一、文字转语音API介绍
近年来,随着人工智能技术的飞速发展,文字转语音技术也日渐成熟。目前市面上已经出现了许多文字转语音的API,其中最为知名的当属百度AI开放平台、阿里云智能语音等。这些API功能强大、使用方便,且还支持多种语言转换,可以满足各种场景的需求。
二、Java实现API调用
Java作为一种广泛应用于企业开发的编程语言,自然也支持文字转语音API的调用。以百度AI开放平台为例,需要先在官网进行注册、申请API密钥等操作,然后通过Java代码调用接口进行文字转语音。下面是示例代码:
public class BaiduAiService{
public static void main(String[] args) {
String API_KEY = "your_api_key";
String SECRET_KEY = "your_secret_key";
// 初始化一个AipSpeech
AipSpeech client = new AipSpeech(API_KEY, SECRET_KEY);
// 调用接口转换文字为语音
TtsResponse res = client.synthesis("百度AI开放平台,让AI变得简单", "zh", 1, null);
// 将语音转换成文件保存
FileOutputStream fos = new FileOutputStream(new File("out.mp3"));
byte[] bytes = res.getData();
fos.write(bytes, 0, bytes.length);
fos.flush();
fos.close();
}
}
三、Java实现本地语音合成
除了调用文字转语音API外,Java还可以使用本地语音合成技术,也就是使用Java自带的javax.speech
包进行文字合成。该包是Java Speech API的一部分,旨在提供一种用于语音合成及识别的Java标准。下面是示例代码:
import javax.sound.sampled.AudioFileFormat;
import javax.sound.sampled.AudioInputStream;
import javax.sound.sampled.AudioSystem;
import javax.sound.sampled.Clip;
import javax.sound.sampled.DataLine;
import javax.sound.sampled.Mixer;
import javax.sound.sampled.Port;
import javax.sound.sampled.SourceDataLine;
import javax.sound.sampled.TargetDataLine;
import javax.sound.sampled.AudioFormat.Encoding;
import javax.speech.AudioException;
import javax.speech.Central;
import javax.speech.EngineList;
import javax.speech.EngineModeDesc;
import javax.speech.synthesis.SpeechEvent;
import javax.speech.synthesis.SpeechEventAdapter;
import javax.speech.synthesis.Synthesizer;
import javax.speech.synthesis.SynthesizerModeDesc;
public class TTS {
private Synthesizer synthesizer;
public void setText(String text) {
try {
// 获取SynthesizerModeDesc描述类
SynthesizerModeDesc desc = new SynthesizerModeDesc(null, "general", Locale.US, null, null);
// 根据描述类创建Synthesizer对象
synthesizer = Central.createSynthesizer(desc);
// 打开Synthesizer
synthesizer.allocate();
synthesizer.resume();
// 添加监听器
synthesizer.addEngineListener(new CustomSynthesizerListener());
// 将文本输入Synthesizer,并设置语音合成的音量、语速、音调等参数
synthesizer.speak(text, null);
synthesizer.waitEngineState(Synthesizer.QUEUE_EMPTY);
} catch (Exception e) {
e.printStackTrace();
} finally {
if (synthesizer != null)
synthesizer.deallocate();
}
}
/**
* 监听器
*/
private class CustomSynthesizerListener extends SpeechEventAdapter {
@Override
public void processUnknown(SpeechEvent e) {
System.out.println("唤醒:" + e.getSource() + " " + e.getId() + " " + e.getText());
}
}
public static void main(String[] args) {
TTS tts = new TTS();
tts.setText("Java语音合成工具,方便易用,支持多种参数设置");
}
}
四、Java实现语音转文字
除了文字转语音,Java也支持语音转文字功能。
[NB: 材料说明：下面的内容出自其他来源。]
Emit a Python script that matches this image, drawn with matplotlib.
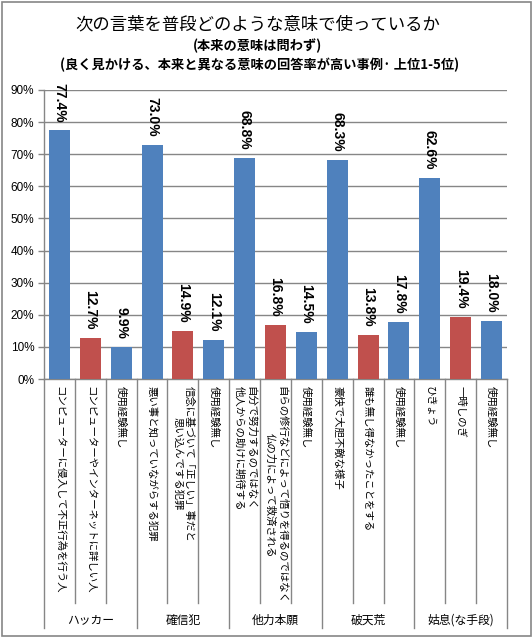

相比文字转语音,语音转文字需要更多的算法处理。目前市面上也有很多成熟的语音转文字API,如讯飞开放平台、腾讯AI开放平台等。下面是使用讯飞开放平台API进行语音转文字的示例代码:
public class XunfeiDemo {
private static final String URL = "http://api.xfyun.cn/v1/service/v1/iat";
private static final String APP_ID = "your_app_id";
private static final String API_KEY = "your_api_key";
private static final String API_SECRET = "your_api_secret";
// 音频编码
private static final String AUE = "raw";
// 结果格式
private static final String RESULT_FORMAT = "json";
public static void main(String[] args) throws Exception {
File file = new File("test.pcm");
FileInputStream fis = new FileInputStream(file);
byte[] bytes = new byte[fis.available()];
fis.read(bytes);
fis.close();
String audioBase64 = new BASE64Encoder().encode(bytes);
String curTime = System.currentTimeMillis() / 1000L + "";
String param = "{\"auf\":\"audio/L16;rate=16000\",\"aue\":\"" + AUE + "\",\"voice_name\":\"xiaoyan\",\"engine_type\":\"sms16k\",\"result_format\":\"" + RESULT_FORMAT + "\",\"grammar_list\":\"\",\"extend_params\":\"language=cn|accent=mun\",\"sub\":\"iat\",\"index\":0,\"language\":\"zh_cn\"}";
String paramBase64 = new BASE64Encoder().encode(param.getBytes("UTF-8"));
// 计算请求签名
String checkSum = DigestUtils.md5Hex(API_KEY + curTime + paramBase64).toLowerCase();
CloseableHttpClient httpClient = HttpClients.createDefault();
HttpPost httpPost = new HttpPost(URL);
httpPost.setHeader("Content-Type", "application/x-www-form-urlencoded; charset=utf-8");
httpPost.setHeader("X-CurTime", curTime);
httpPost.setHeader("X-Param", paramBase64);
httpPost.setHeader("X-Appid", APP_ID);
httpPost.setHeader("X-CheckSum", checkSum);
httpPost.setHeader("X-UserAgent", "Mozilla/5.0 (Windows NT 10.0; Win64; x64; rv:84.0) Gecko/20100101 Firefox/84.0");
StringEntity reqEntity = new StringEntity("audio=" + URLEncoder.encode(audioBase64, "UTF-8"), "UTF-8");
httpPost.setEntity(reqEntity);
CloseableHttpResponse httpResponse = httpClient.execute(httpPost);
String result = EntityUtils.toString(httpResponse.getEntity(), "UTF-8");
JSONObject jsonObject = JSONObject.parseObject(result);
JSONArray jsonArray = jsonObject.getJSONObject("data").getJSONArray("result");
StringBuilder stringBuilder = new StringBuilder();
for (Object obj : jsonArray) {
stringBuilder.append(obj.toString());
}
System.out.println(stringBuilder.toString());
}
}